Co-infecções em morcegos jovens podem estar na base da propagação do coronavírus

Os morcegos são benéficos para os nossos ecossistemas e para a nossa economia, mas, à medida que a destruição do habitat e os fatores de stress ambiental os colocam mais perto dos seres humanos, podem surgir riscos de doença.
A investigação, publicada na revista Nature Communications, oferece uma abordagem para antecipar o aparecimento de coronavírus. Verificou-se que os morcegos jovens são infetados com mais frequência e podem ser uma fonte importante de propagação do vírus a outras espécies.
O estudo revela também a dinâmica dos coronavírus que circulam nos morcegos australianos, que não representam qualquer risco conhecido para os seres humanos.
Endémicos nas populações de morcegos, a maioria dos coronavírus nunca infetam os seres humanos. Quando o fazem, como no caso dos surtos de SARS, COVID-19 e MERS, normalmente transbordam dos morcegos através de um hospedeiro animal de transição.
“Os coronavírus tendem a não ser uma grande preocupação para os morcegos”, afirma Alison Peel, da Faculdade de Ciências Veterinárias da Universidade, que liderou o estudo. “Mas podem comportar-se de forma diferente se passarem para novas espécies”, acrescenta.
Num dos estudos mais exaustivos deste tipo, os investigadores recolheram mais de 2500 amostras de fezes, através das quais os morcegos libertam o coronavírus, durante três anos. Foram recolhidas amostras de raposas voadoras negras e raposas voadoras de cabeça cinzenta em cinco locais de repouso na costa oriental da Austrália.
Os testes virais das amostras mostraram que o coronavírus era mais prevalente nos morcegos jovens entre março e julho, quando estavam a desmamar e a aproximar-se da maturidade. Este facto foi consistente ao longo dos três anos de estudo. Particularmente notável foi a elevada proporção de morcegos infetados com vários coronavírus ao mesmo tempo.
“Ficámos surpreendidos com a elevada taxa de co-infecção entre os juvenis e subadultos”, afirmou Peel. “A co-infecção apresenta a oportunidade de uma única célula ser infetada com múltiplos vírus, um importante precursor natural para a geração de novas estirpes.”
Os seis coronavírus detetados no estudo eram nobecovírus, uma subclasse que não salta para os seres humanos. Três deles eram novos. A sua análise foi útil porque representam um risco mínimo para as pessoas, mas são primos evolutivos dos sarbecovírus, os chamados vírus do tipo SARS, que são mais suscetíveis de se propagarem a outras espécies. A compreensão da evolução dos nobecovírus oferece uma visão paralela da evolução dos coronavírus mais perigosos.

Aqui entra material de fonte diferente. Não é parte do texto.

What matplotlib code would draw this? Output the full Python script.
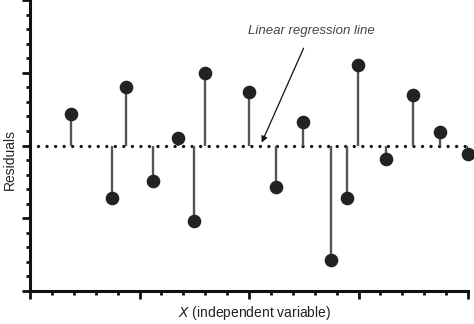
import matplotlib
matplotlib.use('Agg')
import matplotlib.pyplot as plt
from matplotlib.ticker import MultipleLocator, NullFormatter

plt.rcParams['font.family'] = ['Liberation Sans', 'DejaVu Sans']

# residual data
x_vals = [1.86, 3.76, 4.37, 5.6, 6.74, 7.49, 7.99, 9.99, 11.23, 12.48,
          13.73, 14.49, 14.99, 16.24, 17.49, 18.74, 20.0]
resid = [0.43, -0.72, 0.81, -0.49, 0.10, -1.04, 0.99, 0.73, -0.57, 0.32,
         -1.57, -0.72, 1.10, -0.19, 0.69, 0.19, -0.11]

# regression line (residual = 0)
reg_x = [0.35, 20.0]
reg_y = [0, 0]

fig = plt.figure(figsize=(4.74, 3.24), dpi=100)
ax = fig.add_axes([30/474, 1 - 291/324, 438/474, 291/324])

ax.vlines(x_vals, 0, resid, color='#555555', lw=1.7, zorder=2)
ax.plot(x_vals, resid, 'o', color='#222222', ms=8.8, zorder=3, clip_on=False)
ax.plot(reg_x, reg_y, color='#111111', lw=2.4, linestyle=(0, (0.01, 2.55)),
        dash_capstyle='round', zorder=1, clip_on=False)

ax.set_xlim(0, 20)
ax.set_ylim(-2, 2)

ax.xaxis.set_major_locator(MultipleLocator(5))
ax.xaxis.set_minor_locator(MultipleLocator(1))
ax.yaxis.set_major_locator(MultipleLocator(1))
ax.yaxis.set_minor_locator(MultipleLocator(0.2))
ax.xaxis.set_major_formatter(NullFormatter())
ax.yaxis.set_major_formatter(NullFormatter())
ax.tick_params(which='major', length=6, width=2.0, color='#111111')
ax.tick_params(which='minor', length=3, width=2.0, color='#111111')

for s in ['top', 'right']:
    ax.spines[s].set_visible(False)
for s in ['left', 'bottom']:
    ax.spines[s].set_linewidth(2.2)
    ax.spines[s].set_color('#111111')

fig.text(10/474, 1 - 160/324, 'Residuals', rotation=90, ha='center', va='center',
         fontsize=10, color='#222222')
fig.text(255/474, 1 - 313/324, r'$\it{X}$ (independent variable)', ha='center',
         va='center', fontsize=10, color='#222222')

ax.annotate('Linear regression line', xy=(10.58, 0.04), xytext=(12.85, 1.58),
            ha='center', va='center', fontsize=9.5, style='italic', color='#444444',
            arrowprops=dict(arrowstyle='-|>', color='#111111', lw=0.9,
                            mutation_scale=9, shrinkA=7, shrinkB=0))

fig.savefig('out.png', dpi=100)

“Acompanhámos com segurança como e quando o coronavírus circulou naturalmente nas populações de morcegos. Utilizando a genómica para rastrear infeções em animais individuais”, diz John-Sebastian Eden, coautor do estudo do Westmead Insitute for Medical Research e da Faculdade de Medicina e Saúde da Universidade.
“Os resultados oferecem um modelo para os cientistas que procuram compreender a emergência do coronavírus e os riscos futuros nas populações de morcegos em todo o mundo. Ao centrarem-se nas co-infeções em morcegos jovens durante determinados períodos, os investigadores poderão prever melhor a evolução natural e a emergência de coronavírus mais arriscados antes de estes representarem um risco para a saúde humana”, acrescenta.

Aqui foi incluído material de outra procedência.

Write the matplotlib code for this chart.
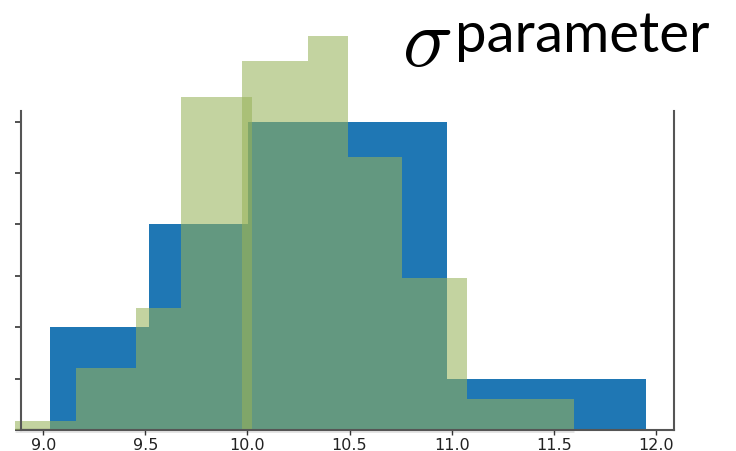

Segundo Peel, é necessária mais investigação para compreender por que razão os morcegos jovens são mais suscetíveis à infeção e à co-infeção.
“Pode ser o resultado de animais recém-desmamados, cujo sistema imunitário ainda está em desenvolvimento, ou do stress enfrentado por morcegos adolescentes que procuram um parceiro pela primeira vez”, sublinha.
A mudança do ambiente também pode ser um fator.
“Sabemos, com base em investigações anteriores sobre outros vírus, que a perda de habitat causada pela invasão das populações humanas e pela escassez de alimentos pode criar stress nos morcegos, o que enfraquece a imunidade e os torna suscetíveis a infeções. Será importante descobrir se o mesmo acontece com os coronavírus”, revela.
A investigação de Peel e Eden começou em 2020, quando a pandemia de COVID-19 se instalou. Baseou-se em investigações anteriores sobre a propagação do vírus Hendra, que também tem origem nos morcegos.
“É raro ver esta escala e profundidade de dados na investigação virológica, mesmo entre os vírus humanos”, afirma Peel. “A recolha de amostras de morcegos individuais e de abrigos, bem como o rastreio de estirpes individuais em vários locais e anos, constitui uma base sólida para a investigação em curso sobre o papel do stress ambiental na emergência do coronavírus”, conclui.